Aim of the exercise:
In the material below, please retype the lines from the very first through the one with "const thrashTicks = [0, 75, 150];", exactly and without pictures.

Source excerpt:

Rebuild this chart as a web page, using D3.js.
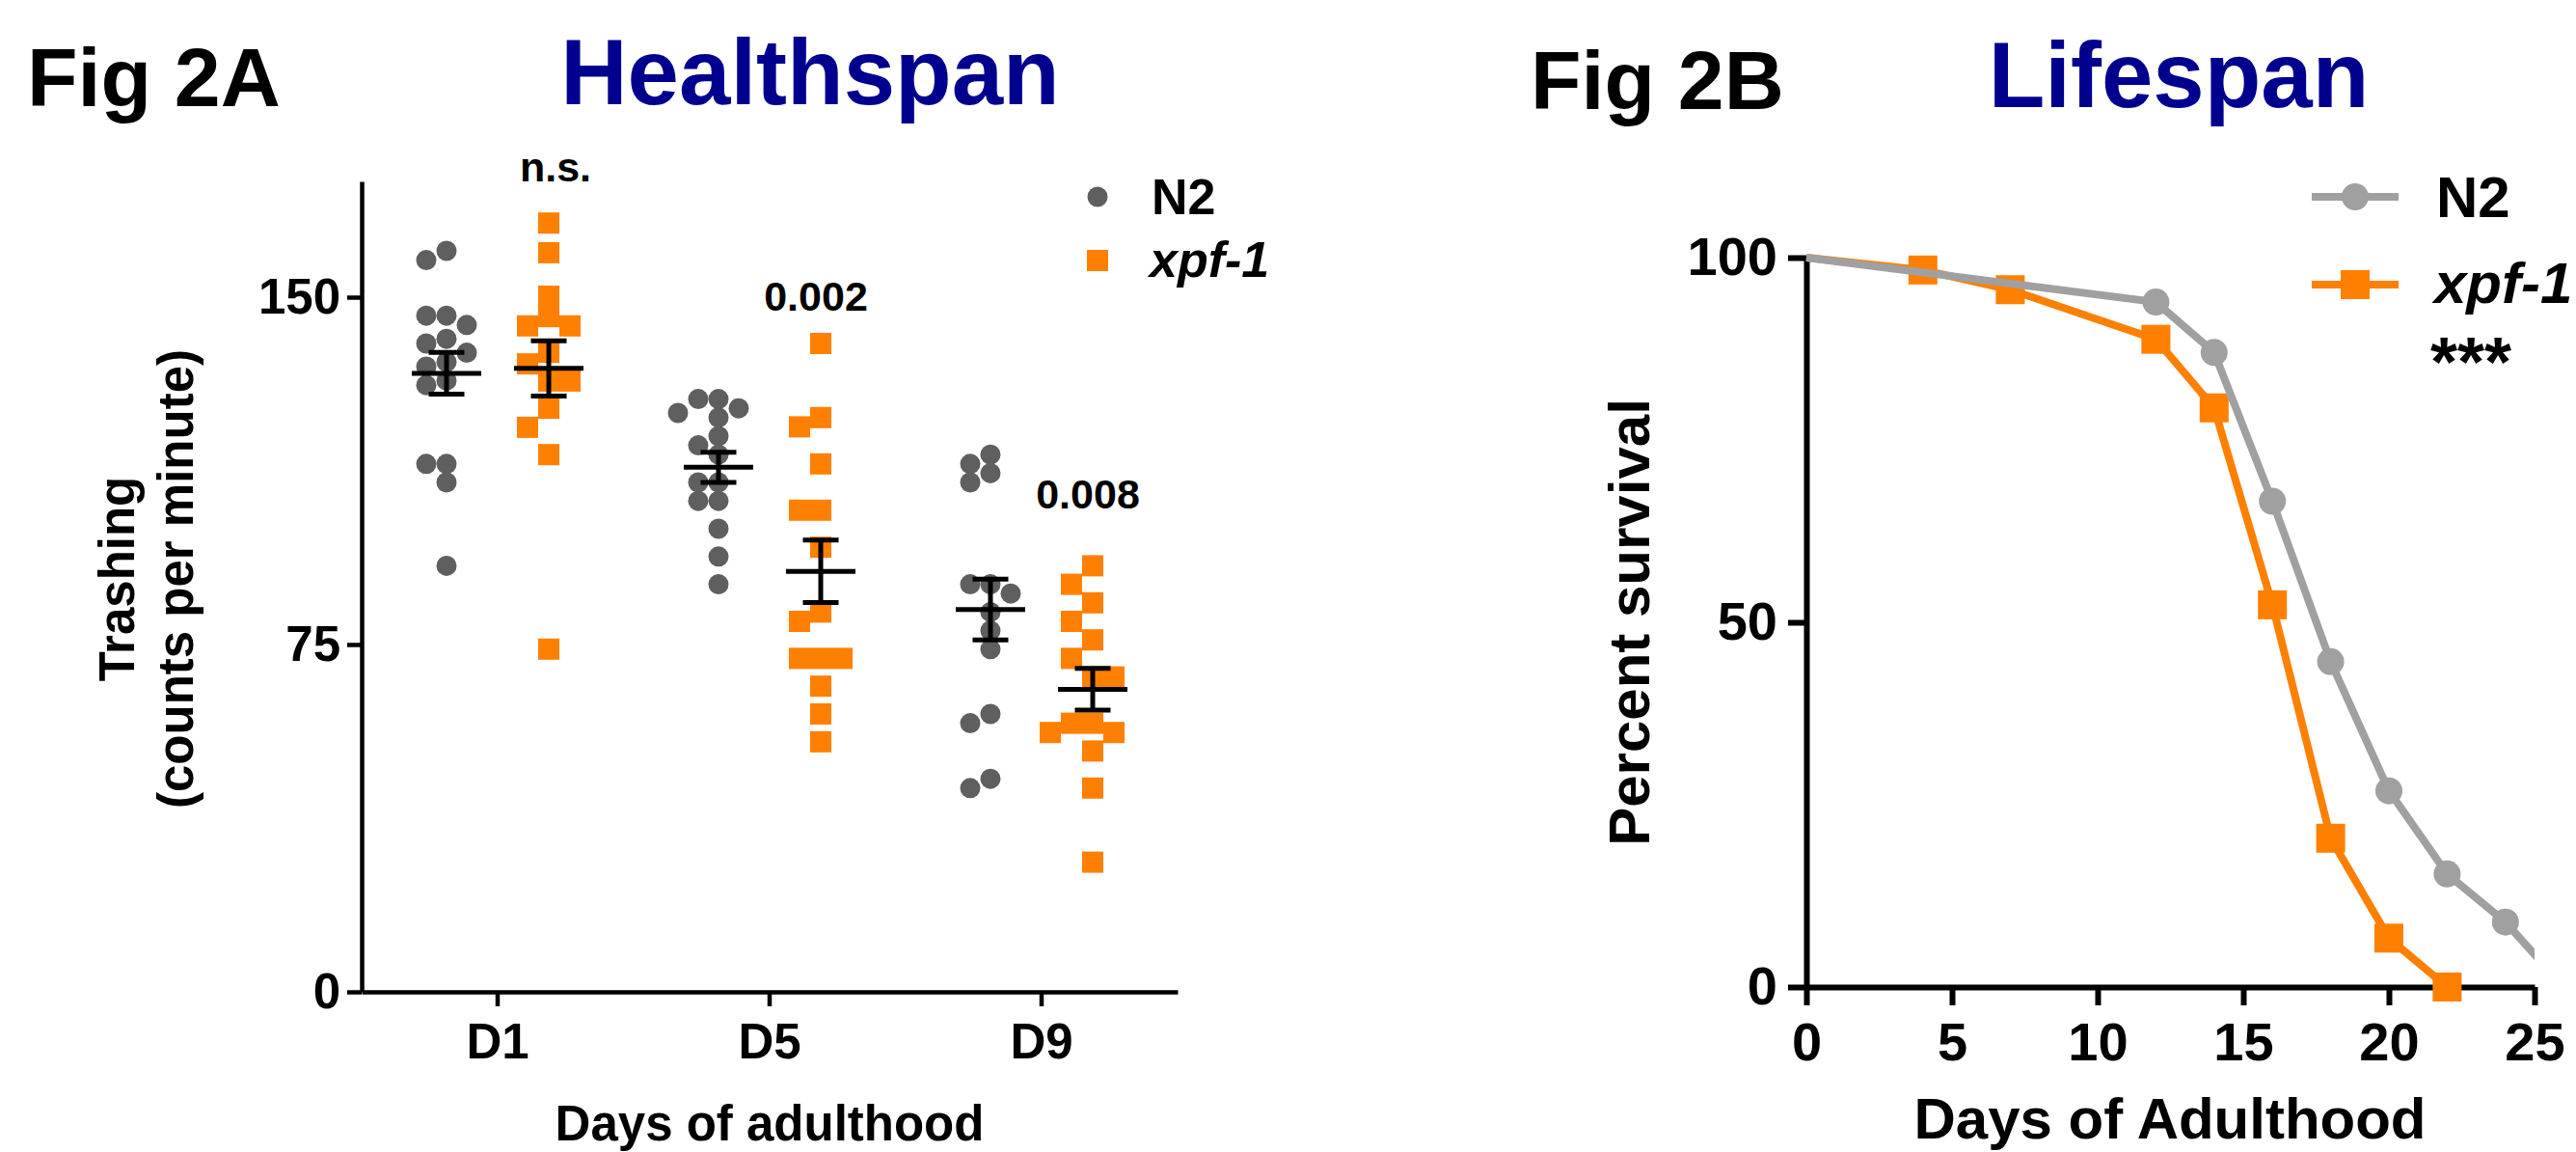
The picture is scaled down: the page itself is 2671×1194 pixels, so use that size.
<!DOCTYPE html>
<html lang="en">
<head>
    <meta charset="UTF-8">
    <title>Fig 2 - Healthspan and Lifespan</title>
    <script src="https://d3js.org/d3.v7.min.js"></script>
    <style>
        body { margin: 0; background: #fff; }
        svg { display: block; font-family: "Liberation Sans", Arial, sans-serif; font-weight: bold; }
        .axis path, .axis line { stroke: #000; }
        .axis text { fill: #000; font-family: "Liberation Sans", Arial, sans-serif; font-weight: bold; }
        .title { fill: #00008f; }
    </style>
</head>
<body>
<svg id="chart" width="2671" height="1194"></svg>
<script>
    // ---- Fig 2A: thrashing, counts per minute ----
    const dayGroups = ["D1", "D5", "D9"];
    const strains = ["N2", "xpf-1"];
    const n2Thrash = [
        [160, 158, 146, 146, 144, 141, 140, 138, 136, 135, 132, 131, 114, 114, 110, 92],
        [128, 128, 126, 125, 124, 120, 118, 116, 110, 110, 106, 106, 100, 94, 88],
        [116, 114, 112, 110, 88, 88, 86, 82, 78, 74, 60, 58, 46, 44]
    ];
    const xpfThrash = [
        [166, 159.6, 150.2, 145.8, 143.8, 143.8, 138.1, 135.6, 131.9, 131.9, 126, 121.9, 116, 74],
        [140, 124, 122, 114, 104, 104, 96, 82, 80, 72, 72, 72, 66, 60, 54],
        [92, 88, 84, 80, 76, 72, 68, 68, 58, 58, 56, 56, 52, 44, 28]
    ];
    const pLabels = ["n.s.", "0.002", "0.008"];
    const pLabelAt = [175, 147, 104.4];   // in counts/min, where the label sits
    const thrashTicks = [0, 75, 150];

    // ---- Fig 2B: survival curves ----
    const n2Days = [0, 12, 14, 16, 18, 20, 22, 24, 26];
    const n2Surv = [100, 93.9, 87, 66.6, 44.6, 26.9, 15.5, 8.9, 0];
    const xpfDays = [0, 4, 7, 12, 14, 16, 18, 20, 22];
    const xpfSurv = [100, 98.3, 95.6, 88.8, 79.4, 52.4, 20.4, 6.7, 0];
    const ageTicks = [0, 5, 10, 15, 20, 25];
    const survTicks = [0, 50, 100];

    const grayA = "#5f5f5f", grayB = "#a0a0a0", orange = "#ff8000";

    const svg = d3.select("#chart");

    // titles
    svg.append("text").attr("x", 28).attr("y", 110).attr("font-size", 86).text("Fig 2A");
    svg.append("text").attr("class", "title").attr("x", 840).attr("y", 108)
        .attr("text-anchor", "middle").attr("font-size", 96).text("Healthspan");
    svg.append("text").attr("x", 1587).attr("y", 113).attr("font-size", 86).text("Fig 2B");
    svg.append("text").attr("class", "title").attr("x", 2259).attr("y", 111)
        .attr("text-anchor", "middle").attr("font-size", 96).text("Lifespan");

    // ================= panel A =================
    const x0 = d3.scaleBand().domain(dayGroups).range([375, 1221]);
    const x1 = d3.scalePoint().domain(strains).range([0, x0.bandwidth()]).padding(0.83);
    const yA = d3.scaleLinear().domain([0, 175]).range([1028, 188]);

    // spread points with close values sideways (scatter dot plot look)
    function dodge(vals, size) {
        const placed = [];
        const off = new Array(vals.length);
        const order = vals.map((v, i) => i).sort((a, b) => vals[b] - vals[a]);
        order.forEach(i => {
            const py = yA(vals[i]);
            for (let k = 0; k < 40; k++) {
                const dx = (k % 2 ? -1 : 1) * Math.ceil(k / 2) * size / 2;
                const hit = placed.some(p => Math.abs(p.x - dx) < size * 0.9 && Math.abs(p.y - py) < size * 0.9);
                if (!hit) { placed.push({ x: dx, y: py }); off[i] = dx; break; }
            }
        });
        return off;
    }

    const gA = svg.append("g");

    const yAxisA = gA.append("g").attr("class", "axis").attr("transform", "translate(375,0)")
        .call(d3.axisLeft(yA).tickValues(thrashTicks).tickSize(15).tickSizeOuter(0).tickPadding(7));
    const xAxisA = gA.append("g").attr("class", "axis").attr("transform", "translate(0,1028)")
        .call(d3.axisBottom(x0).tickSize(15).tickSizeOuter(0).tickPadding(18));
    [yAxisA, xAxisA].forEach(a => {
        a.attr("font-size", null).attr("font-family", null);
        a.selectAll("path, line").attr("stroke-width", 4.5);
        a.selectAll("text").attr("font-size", 51);
    });

    const groupsA = [];
    dayGroups.forEach((d, i) => {
        groupsA.push({ day: d, strain: "N2", vals: n2Thrash[i] });
        groupsA.push({ day: d, strain: "xpf-1", vals: xpfThrash[i] });
    });

    groupsA.forEach(g => {
        const cx = x0(g.day) + x1(g.strain);
        const size = g.strain === "N2" ? 21 : 22;
        const offs = dodge(g.vals, size);
        const layer = gA.append("g");
        if (g.strain === "N2") {
            layer.selectAll("circle").data(g.vals).join("circle")
                .attr("cx", (v, i) => cx + offs[i]).attr("cy", v => yA(v))
                .attr("r", 10.5).attr("fill", grayA);
        } else {
            layer.selectAll("rect").data(g.vals).join("rect")
                .attr("x", (v, i) => cx + offs[i] - 11).attr("y", v => yA(v) - 11)
                .attr("width", 22).attr("height", 22).attr("fill", orange);
        }
        // mean +/- SEM
        const mean = d3.mean(g.vals);
        const sem = d3.deviation(g.vals) / Math.sqrt(g.vals.length);
        const bar = gA.append("g").attr("stroke", "#000").attr("stroke-width", 5);
        bar.append("line").attr("x1", cx - 36).attr("x2", cx + 36).attr("y1", yA(mean)).attr("y2", yA(mean));
        bar.append("line").attr("x1", cx).attr("x2", cx).attr("y1", yA(mean - sem)).attr("y2", yA(mean + sem));
        [mean - sem, mean + sem].forEach(v => {
            bar.append("line").attr("x1", cx - 18.5).attr("x2", cx + 18.5).attr("y1", yA(v)).attr("y2", yA(v));
        });
    });

    // p values above xpf-1 groups
    dayGroups.forEach((d, i) => {
        gA.append("text").attr("x", x0(d) + x1("xpf-1") + (i === 0 ? 7 : -5)).attr("y", yA(pLabelAt[i]))
            .attr("text-anchor", "middle").attr("font-size", 43).text(pLabels[i]);
    });

    // axis titles A
    const yLabA = gA.append("text").attr("transform", "translate(139,600) rotate(-90)")
        .attr("text-anchor", "middle").attr("font-size", 51);
    yLabA.append("tspan").attr("x", 0).attr("y", 0).text("Trashing");
    yLabA.append("tspan").attr("x", 0).attr("y", 61).text("(counts per minute)");
    gA.append("text").attr("x", 798).attr("y", 1182).attr("text-anchor", "middle")
        .attr("font-size", 51).text("Days of adulthood");

    // legend A
    gA.append("circle").attr("cx", 1138).attr("cy", 204).attr("r", 10.5).attr("fill", grayA);
    gA.append("rect").attr("x", 1127).attr("y", 259).attr("width", 22).attr("height", 22).attr("fill", orange);
    gA.append("text").attr("x", 1194).attr("y", 222).attr("font-size", 52).text(strains[0]);
    gA.append("text").attr("x", 1192).attr("y", 287).attr("font-size", 52)
        .attr("font-style", "italic").text(strains[1]);

    // ================= panel B =================
    const xB = d3.scaleLinear().domain([0, 25]).range([1873, 2628]);
    const yB = d3.scaleLinear().domain([0, 100]).range([1023, 267]);
    const gB = svg.append("g");

    const yAxisB = gB.append("g").attr("class", "axis").attr("transform", "translate(1873,0)")
        .call(d3.axisLeft(yB).tickValues(survTicks).tickSize(19).tickSizeOuter(0).tickPadding(11));
    const xAxisB = gB.append("g").attr("class", "axis").attr("transform", "translate(0,1023)")
        .call(d3.axisBottom(xB).tickValues(ageTicks).tickSize(19).tickSizeOuter(0).tickPadding(17));
    [yAxisB, xAxisB].forEach(a => {
        a.attr("font-size", null).attr("font-family", null);
        a.selectAll("path, line").attr("stroke-width", 6);
        a.selectAll("text").attr("font-size", 56);
    });

    svg.append("defs").append("clipPath").attr("id", "clipB")
        .append("rect").attr("x", 1800).attr("y", 200).attr("width", 2628 - 1800).attr("height", 900);

    const line = d3.line().x(d => xB(d[0])).y(d => yB(d[1]));
    const xpfPts = xpfDays.map((d, i) => [d, xpfSurv[i]]);
    const n2Pts = n2Days.map((d, i) => [d, n2Surv[i]]);

    const plotB = gB.append("g").attr("clip-path", "url(#clipB)");
    plotB.append("path").datum(xpfPts).attr("d", line).attr("fill", "none")
        .attr("stroke", orange).attr("stroke-width", 8);
    plotB.selectAll(".sq").data(xpfPts.filter(d => d[0] > 0)).join("rect").attr("class", "sq")
        .attr("x", d => xB(d[0]) - 15).attr("y", d => yB(d[1]) - 15)
        .attr("width", 30).attr("height", 30).attr("fill", orange);
    plotB.append("path").datum(n2Pts).attr("d", line).attr("fill", "none")
        .attr("stroke", grayB).attr("stroke-width", 8);
    plotB.selectAll(".dot").data(n2Pts.filter(d => d[0] > 0)).join("circle").attr("class", "dot")
        .attr("cx", d => xB(d[0])).attr("cy", d => yB(d[1])).attr("r", 14).attr("fill", grayB);

    // axis titles B
    gB.append("text").attr("transform", "translate(1710,645) rotate(-90)")
        .attr("text-anchor", "middle").attr("font-size", 60).text("Percent survival");
    gB.append("text").attr("x", 2250).attr("y", 1180).attr("text-anchor", "middle")
        .attr("font-size", 60).text("Days of Adulthood");

    // legend B
    gB.append("line").attr("x1", 2397).attr("x2", 2487).attr("y1", 204).attr("y2", 204)
        .attr("stroke", grayB).attr("stroke-width", 8);
    gB.append("circle").attr("cx", 2442).attr("cy", 204).attr("r", 14).attr("fill", grayB);
    gB.append("line").attr("x1", 2397).attr("x2", 2487).attr("y1", 295).attr("y2", 295)
        .attr("stroke", orange).attr("stroke-width", 8);
    gB.append("rect").attr("x", 2427).attr("y", 280).attr("width", 30).attr("height", 30).attr("fill", orange);
    gB.append("text").attr("x", 2526).attr("y", 225).attr("font-size", 60).text(strains[0]);
    gB.append("text").attr("x", 2524).attr("y", 314).attr("font-size", 60)
        .attr("font-style", "italic").text(strains[1]);
    gB.append("text").attr("x", 2520).attr("y", 400).attr("font-size", 72).text("***");
</script>
</body>
</html>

Answer to this exercise:
Rebuild this chart as a web page, using D3.js.
The picture is scaled down: the page itself is 2671×1194 pixels, so use that size.
<!DOCTYPE html>
<html lang="en">
<head>
    <meta charset="UTF-8">
    <title>Fig 2 - Healthspan and Lifespan</title>
    <script src="https://d3js.org/d3.v7.min.js"></script>
    <style>
        body { margin: 0; background: #fff; }
        svg { display: block; font-family: "Liberation Sans", Arial, sans-serif; font-weight: bold; }
        .axis path, .axis line { stroke: #000; }
        .axis text { fill: #000; font-family: "Liberation Sans", Arial, sans-serif; font-weight: bold; }
        .title { fill: #00008f; }
    </style>
</head>
<body>
<svg id="chart" width="2671" height="1194"></svg>
<script>
    // ---- Fig 2A: thrashing, counts per minute ----
    const dayGroups = ["D1", "D5", "D9"];
    const strains = ["N2", "xpf-1"];
    const n2Thrash = [
        [160, 158, 146, 146, 144, 141, 140, 138, 136, 135, 132, 131, 114, 114, 110, 92],
        [128, 128, 126, 125, 124, 120, 118, 116, 110, 110, 106, 106, 100, 94, 88],
        [116, 114, 112, 110, 88, 88, 86, 82, 78, 74, 60, 58, 46, 44]
    ];
    const xpfThrash = [
        [166, 159.6, 150.2, 145.8, 143.8, 143.8, 138.1, 135.6, 131.9, 131.9, 126, 121.9, 116, 74],
        [140, 124, 122, 114, 104, 104, 96, 82, 80, 72, 72, 72, 66, 60, 54],
        [92, 88, 84, 80, 76, 72, 68, 68, 58, 58, 56, 56, 52, 44, 28]
    ];
    const pLabels = ["n.s.", "0.002", "0.008"];
    const pLabelAt = [175, 147, 104.4];   // in counts/min, where the label sits
    const thrashTicks = [0, 75, 150];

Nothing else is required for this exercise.